TASK REQUIREMENTS: Count how many lines hold the string "this". Answer with that number and nothing more.

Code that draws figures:
┏━━
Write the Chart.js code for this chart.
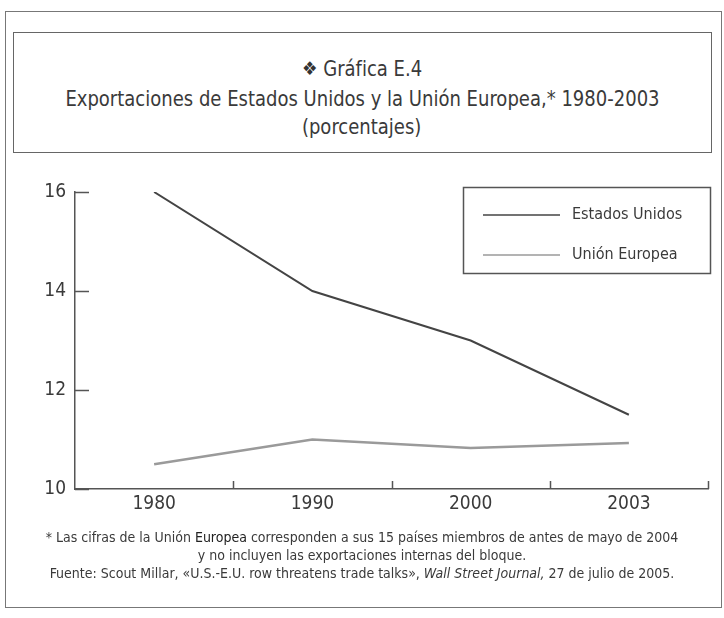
<!DOCTYPE html>
<html lang="es">
<head>
<meta charset="utf-8">
<title>Gráfica E.4</title>
<script src="https://cdn.jsdelivr.net/npm/chart.js@4/dist/chart.umd.min.js"></script>
<style>
  html, body { margin: 0; padding: 0; background: #fff; }
  body { width: 724px; height: 618px; position: relative; overflow: hidden;
         font-family: 'DejaVu Sans Condensed', 'Liberation Sans Narrow', sans-serif; color: #3a3a3a; }
  #chart { position: absolute; left: 0; top: 0; }
  .frame { position: absolute; left: 5px; top: 11px; width: 717px; height: 597px;
           border: 1.5px solid #777; box-sizing: border-box; }
  .titlebox { position: absolute; left: 13px; top: 32px; width: 699px; height: 121px;
              border: 1.5px solid #666; box-sizing: border-box; }
  .t { position: absolute; left: 0; width: 724px; text-align: center; white-space: nowrap; }
  .t span.s { display: inline-block; transform: scaleX(0.91); }
  .note { font-size: 14px; }
</style>
</head>
<body>
<div class="frame"></div>
<div class="titlebox"></div>
<div class="t" style="top:56px;font-size:22px;"><span class="s"><span style="font-family:'DejaVu Sans';font-size:19px;color:#333;position:relative;top:-1px;">❖</span> Gráfica E.4</span></div>
<div class="t" style="top:86px;font-size:22px;"><span class="s">Exportaciones de Estados Unidos y la Unión Europea,* 1980-2003</span></div>
<div class="t" style="top:114px;font-size:22px;"><span class="s">(porcentajes)</span></div>
<canvas id="chart" width="724" height="618"></canvas>
<div class="t note" style="top:529px;">* Las cifras de la Unión <span style="color:#222">Europea</span> corresponden a sus 15 países miembros de antes de mayo de 2004</div>
<div class="t note" style="top:547px;">y no incluyen las exportaciones internas del bloque.</div>
<div class="t note" style="top:565px;">Fuente: Scout Millar, «U.S.-E.U. row threatens trade talks», <i>Wall Street Journal,</i> 27 de julio de 2005.</div>
<script>
// datos
const years = ['1980', '1990', '2000', '2003'];
const estadosUnidos = [16.0, 14.0, 13.0, 11.5];
const unionEuropea = [10.5, 11.0, 10.83, 10.93];
const yTicks = [10, 12, 14, 16];

const FONT = "'DejaVu Sans Condensed', 'Liberation Sans Narrow', sans-serif";

// marcas hacia dentro en ambos ejes
const innerTicks = {
  id: 'innerTicks',
  afterDraw(chart) {
    const { ctx, chartArea } = chart;
    const x = chart.scales.x, y = chart.scales.y;
    ctx.save();
    ctx.strokeStyle = '#555';
    ctx.lineWidth = 1.5;
    ctx.beginPath();
    yTicks.forEach(v => {
      const py = Math.round(y.getPixelForValue(v)) + 0.5;
      ctx.moveTo(chartArea.left, py);
      ctx.lineTo(chartArea.left + 14, py);
    });
    for (let i = 0; i < years.length; i++) {
      const px = i < years.length - 1
        ? (x.getPixelForValue(i) + x.getPixelForValue(i + 1)) / 2
        : chartArea.right;
      ctx.moveTo(Math.round(px) + 0.5, chartArea.bottom);
      ctx.lineTo(Math.round(px) + 0.5, chartArea.bottom - 8);
    }
    ctx.stroke();
    ctx.restore();
  }
};

// leyenda en recuadro dentro del área
const boxLegend = {
  id: 'boxLegend',
  afterDraw(chart) {
    const { ctx, chartArea } = chart;
    const right = chartArea.right + 2, top = chartArea.top - 5;
    const w = 247, h = 86, left = right - w;
    ctx.save();
    ctx.strokeStyle = '#555';
    ctx.lineWidth = 1.5;
    ctx.strokeRect(left + 0.5, top + 0.5, w, h);
    ctx.font = '16px ' + FONT;
    ctx.textBaseline = 'middle';
    chart.data.datasets.forEach((ds, i) => {
      const yy = top + 28 + i * 40;
      ctx.strokeStyle = ds.borderColor;
      ctx.lineWidth = 1.5;
      ctx.beginPath();
      ctx.moveTo(left + 20, yy);
      ctx.lineTo(left + 97, yy);
      ctx.stroke();
      ctx.fillStyle = '#3a3a3a';
      ctx.fillText(ds.label, left + 109, yy);
    });
    ctx.restore();
  }
};

new Chart(document.getElementById('chart'), {
  type: 'line',
  data: {
    labels: years,
    datasets: [
      { label: 'Estados Unidos', data: estadosUnidos, borderColor: '#444', borderWidth: 2,
        pointRadius: 0, tension: 0 },
      { label: 'Unión Europea', data: unionEuropea, borderColor: '#9a9a9a', borderWidth: 2.5,
        pointRadius: 0, tension: 0 }
    ]
  },
  options: {
    responsive: false,
    animation: false,
    events: [],
    layout: { padding: { left: 0, top: 192, right: 16, bottom: 0 } },
    plugins: { legend: { display: false }, tooltip: { enabled: false } },
    scales: {
      x: {
        offset: true,
        grid: { display: false, drawTicks: false },
        border: { display: true, color: '#555', width: 1.5 },
        ticks: { color: '#3a3a3a', font: { family: FONT, size: 19 }, padding: 4 },
        afterFit(scale) { scale.height = 618 - 489; }
      },
      y: {
        min: 10, max: 16,
        grid: { display: false, drawTicks: false },
        border: { display: true, color: '#555', width: 1.5 },
        afterBuildTicks(scale) { scale.ticks = yTicks.map(v => ({ value: v })); },
        ticks: { color: '#3a3a3a', font: { family: FONT, size: 19 }, padding: 9 },
        afterFit(scale) { scale.width = 75; }
      }
    }
  },
  plugins: [innerTicks, boxLegend]
});
</script>
</body>
</html>
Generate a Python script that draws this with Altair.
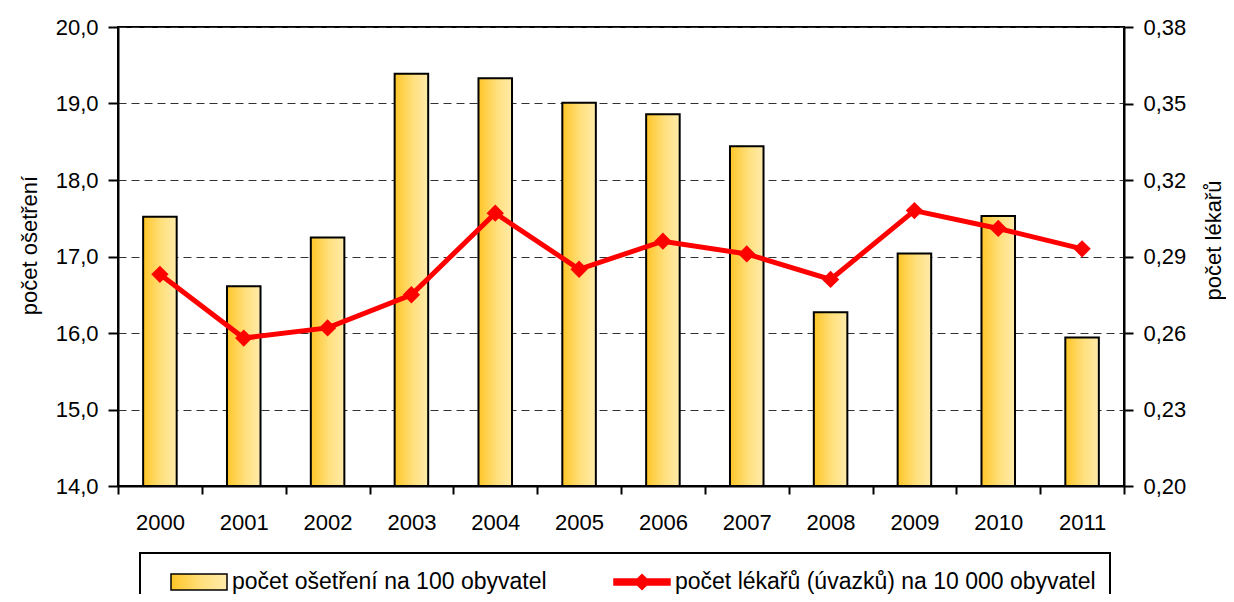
import altair as alt
import pandas as pd

FONT = "Liberation Sans"

years = ["2000", "2001", "2002", "2003", "2004", "2005",
         "2006", "2007", "2008", "2009", "2010", "2011"]
treatments = [17.52, 16.61, 17.25, 19.39, 19.33, 19.01,
              18.86, 18.44, 16.27, 17.04, 17.53, 15.94]
doctors = [0.283, 0.258, 0.262, 0.275, 0.307, 0.285,
           0.296, 0.291, 0.281, 0.308, 0.301, 0.293]
series_names = ["počet ošetření na 100 obyvatel",
                "počet lékařů (úvazků) na 10 000 obyvatel"]
left_ticks = [14, 15, 16, 17, 18, 19, 20]
right_ticks = [0.20, 0.23, 0.26, 0.29, 0.32, 0.35, 0.38]

df_bar = pd.DataFrame({"rok": years, "osetreni": treatments})
df_line = pd.DataFrame({"rok": years, "lekari": doctors})
df_leg = pd.DataFrame({"serie": series_names})

x_enc = alt.X(
    "rok:N", sort=years,
    scale=alt.Scale(paddingInner=0, paddingOuter=0),
    axis=alt.Axis(title=None, tickBand="extent", labelAngle=0, tickSize=8,
                  labelPadding=18, grid=False),
)

grad = alt.Gradient(
    gradient="linear",
    stops=[alt.GradientStop(color="#FFC526", offset=0),
           alt.GradientStop(color="#FFE07E", offset=0.55),
           alt.GradientStop(color="#FFEBAA", offset=1)],
    x1=0, x2=1, y1=0, y2=0,
)

left_scale = alt.Scale(domain=[14, 20], nice=False, zero=False)
right_scale = alt.Scale(domain=[0.20, 0.38], nice=False, zero=False)

bars = alt.Chart(df_bar).mark_bar(
    fill=grad, stroke="black", strokeWidth=2,
    width=alt.RelativeBandSize(0.4),
).encode(
    x=x_enc,
    y=alt.Y("osetreni:Q", scale=left_scale,
            axis=alt.Axis(orient="left", title="počet ošetření", values=left_ticks,
                          labelExpr="replace(format(datum.value, '.1f'), '.', ',')",
                          grid=True, gridDash=[8, 5], gridColor="#333333", gridWidth=1,
                          tickSize=10, labelPadding=10, titlePadding=14, titleY=218)),
    y2=alt.datum(14),
)

right_axis = alt.Axis(orient="right", title="počet lékařů", values=right_ticks,
                      labelExpr="replace(format(datum.value, '.2f'), '.', ',')",
                      grid=False, tickSize=9, labelPadding=10, titlePadding=18,
                      titleAngle=270, titleBaseline="top", titleY=213)

line = alt.Chart(df_line).mark_line(color="#FF0000", strokeWidth=5).encode(
    x=x_enc,
    y=alt.Y("lekari:Q", scale=right_scale, axis=right_axis),
)
pts = alt.Chart(df_line).mark_point(shape="diamond", filled=True, color="#FF0000",
                                    size=300, opacity=1).encode(
    x=x_enc,
    y=alt.Y("lekari:Q", scale=right_scale, axis=right_axis),
)

path_a = "M-2,-0.57H2V0.57H-2Z"
path_b = "M-2,-0.21H-0.33L0,-0.54L0.33,-0.21H2V0.21H0.33L0,0.54L-0.33,0.21H-2Z"
grad_expr = ("{gradient:'linear',x1:0,y1:0,x2:1,y2:0,stops:["
             "{offset:0,color:'#FFC526'},{offset:0.55,color:'#FFE07E'},"
             "{offset:1,color:'#FFEBAA'}]}")

leg_def = alt.Legend(
    title=None, orient="none", legendX=22, legendY=526, direction="horizontal",
    padding=14, strokeColor="black", symbolSize=784, symbolOpacity=1,
    symbolStrokeWidth=1.5, symbolOffset=30, labelOffset=18, columnPadding=50,
    labelFont=FONT, labelFontSize=23, labelColor="black", labelLimit=0,
)

leg = alt.Chart(df_leg).mark_point(opacity=0, filled=True, strokeWidth=1.5).encode(
    fill=alt.Fill("serie:N", scale=alt.Scale(domain=series_names,
                                             range=[alt.ExprRef(grad_expr), "#FF0000"]),
                  legend=leg_def),
    stroke=alt.Stroke("serie:N", scale=alt.Scale(domain=series_names,
                                                 range=["#000000", "#FF0000"]),
                      legend=leg_def),
    shape=alt.Shape("serie:N", scale=alt.Scale(domain=series_names,
                                               range=[path_a, path_b]),
                    legend=leg_def),
)

right = alt.layer(line, pts)

chart = alt.layer(bars, right, leg).resolve_scale(y="independent").properties(
    width=1006, height=459,
    autosize=alt.AutoSizeParams(type="none"),
    padding={"left": 110, "top": 19, "right": 102, "bottom": 108},
).configure_view(
    stroke="black", strokeWidth=2,
).configure_axis(
    labelFont=FONT, labelFontSize=22, labelColor="black",
    titleFont=FONT, titleFontSize=22, titleColor="black", titleFontWeight="normal",
    domainColor="black", domainWidth=2, tickColor="black", tickWidth=2,
).configure_legend(
    strokeWidth=2,
)

chart.save("out.html", embed_options={"renderer": "svg", "actions": False})
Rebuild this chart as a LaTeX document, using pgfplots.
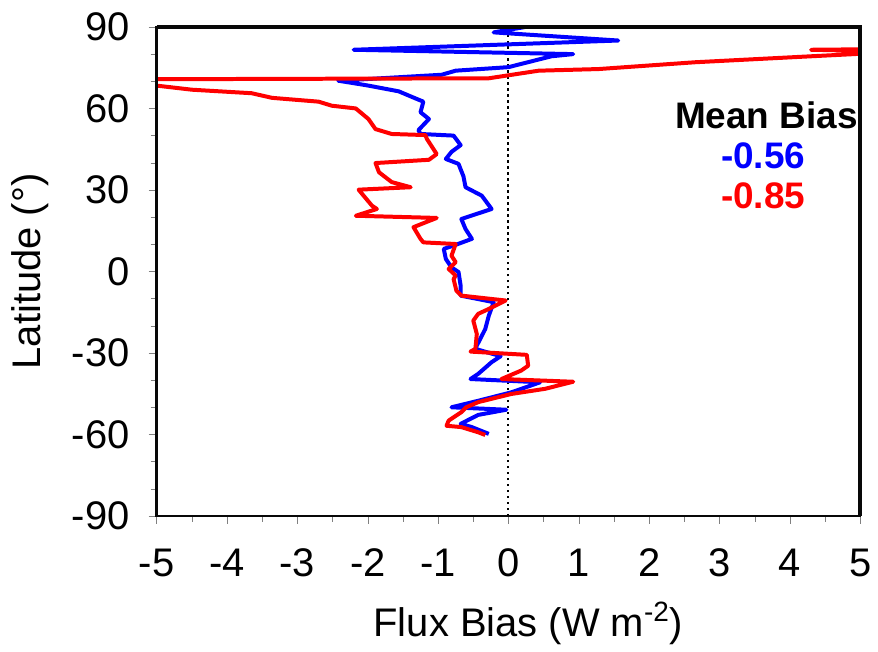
┗━━
OUTPUT OF THE TASK: 3